@
melhoune
@
Cristina
I'm in the food industry...you can dig around online to find this all out but it may take you a while to get all the info....so, maybe more than you want to know...
Generally speaking, the olive oil will be fine in a food grade PET or HDPE container, as long as you use something of Nalgene quality for leak proof. The type of leaching you may have heard about is from the type of plastic called PVC - you wouldn't want to use it for most food of this type regardless.
If you're concerned about BPA, choose a container that is free of intended BPA - it should be easy to find now in Europe & the US.
For packaged food sold in California there is a law mandating BPA disclosure, so most food companies that sell in the US have eliminated BPA from all their packaging OR they disclose it on the package, so that they aren't making two different versions (ie, CA & non-CA).
Edible food oils need protection from oxygen and light. They won't make the food unsafe but they will change the flavor (oxidation rancidity).
Oil is commercially packaged today in darkly coloured PET by several companies. PET has high clarity (basically, it looks nicer). There are metal cans with thin plastic based interior coatings that are also fine.
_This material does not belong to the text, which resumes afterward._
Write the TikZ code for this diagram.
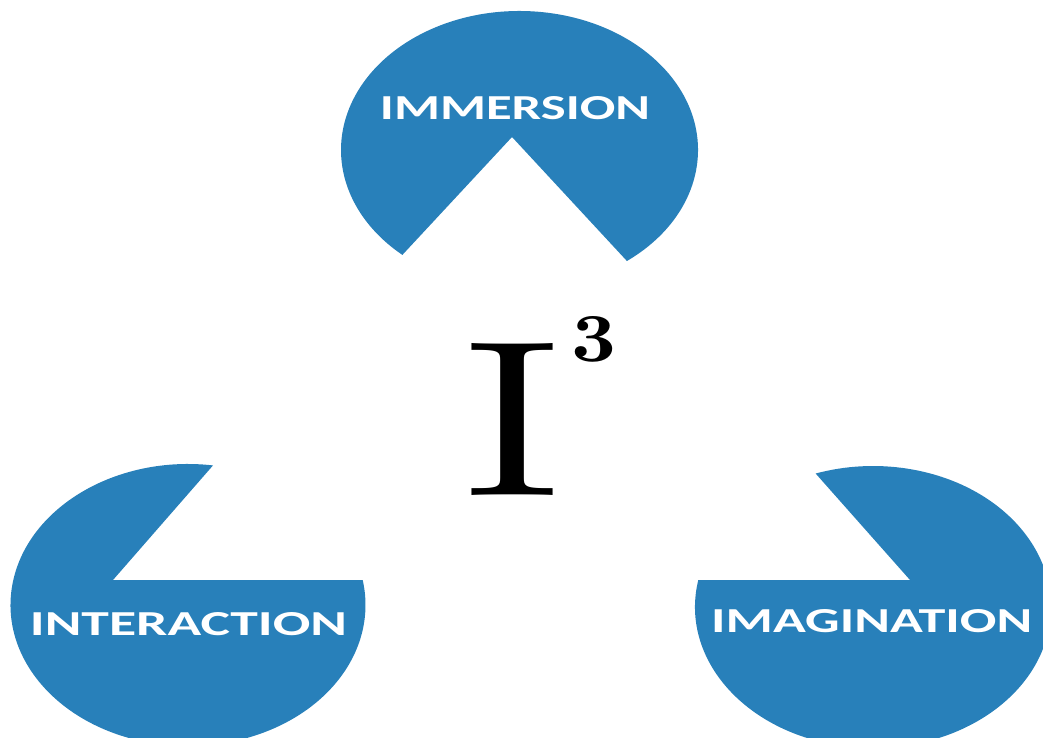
\documentclass[tikz,border=0pt]{standalone}
\usepackage{fontspec}
\usepackage{graphicx}
\usetikzlibrary{calc}
\newfontfamily\labfont{Carlito}
\definecolor{petalblue}{RGB}{40,128,186}
\begin{document}
\begin{tikzpicture}[x=1pt,y=1pt,
  petal/.style={fill=petalblue, draw=none},
  lab/.style={text=white, inner sep=0pt, font=\labfont\bfseries},
  bigsym/.style={text=black, inner sep=0pt}]
\useasboundingbox (0,0) rectangle (1043,737);
\clip (0,0) rectangle (1043,737);
% top petal (IMMERSION)
\coordinate (ctop) at (519.5,587);
\coordinate (atop) at (512,600);
\fill[petal] (atop) -- ($(ctop)+(-53:178.5pt and 139pt)$)
  arc[start angle=-53, end angle=229, x radius=178.5pt, y radius=139pt] -- cycle;
% bottom-left petal (INTERACTION)
\coordinate (cleft) at (188,132);
\coordinate (aleft) at (113,157);
\fill[petal] (aleft) -- ($(cleft)+(81.9:177.5pt and 141pt)$)
  arc[start angle=81.9, end angle=370.2, x radius=177.5pt, y radius=141pt] -- cycle;
% bottom-right petal (IMAGINATION)
\coordinate (cright) at (873,130);
\coordinate (aright) at (910,157);
\fill[petal] (aright) -- ($(cright)+(169:178pt and 141pt)$)
  arc[start angle=169, end angle=468.8, x radius=178pt, y radius=141pt] -- cycle;
% labels
\node[lab] (immersion) at (515,629) {\resizebox{270pt}{23pt}{IMMERSION}};
\node[lab] (interaction) at (188.5,112.7) {\resizebox{317pt}{23pt}{INTERACTION}};
\node[lab] (imagination) at (871.7,116) {\resizebox{321pt}{23pt}{IMAGINATION}};
% I^3
\node[bigsym] (bigI) at (512.5,318) {\resizebox{96pt}{152pt}{\normalfont I}};
\node[bigsym] (cube) at (594,397.5) {\resizebox{45pt}{45pt}{\normalfont\bfseries 3}};
\end{tikzpicture}
\end{document}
Glass is fine. Buy only what you can use within a year or so for best taste.
If you're buying a container to put food into, be sure it's labeled/sold as food grade and note whether it can be heated/frozen or not. For the oil, pick PET, HDPE, lined metal sold for oil, or glass.
Glass is basically chemically inert and is an excellent oxygen barrier...but it's not a light barrier, is heavy, and fragile.
Lined metal is very good oxygen barrier, excellent light barrier, less heavy, less fragile.
The plastics are ok to good oxygen barriers & light barriers depending on type and colour, lightweight, and less fragile.
Pick the one that works for whatever you're doing. For a travel kitchen, I'd pour in fresh oil for each trip, if you're not traveling/using constantly.
Keep oil in a cool/room temp dark place and tightly sealed to preserve quality.
ETA: if you want to read about Nalgene's history and why they have leakproof bottles. I toured that Rochester factory a very long time ago....
https://www.insider.com/sc/nalgene-a...history-2019-6
Making glass vs metal vs plastic containers is very different in terms of equipment & expertise so usually you'd only see one company doing more than one because they bought a separate company at some point.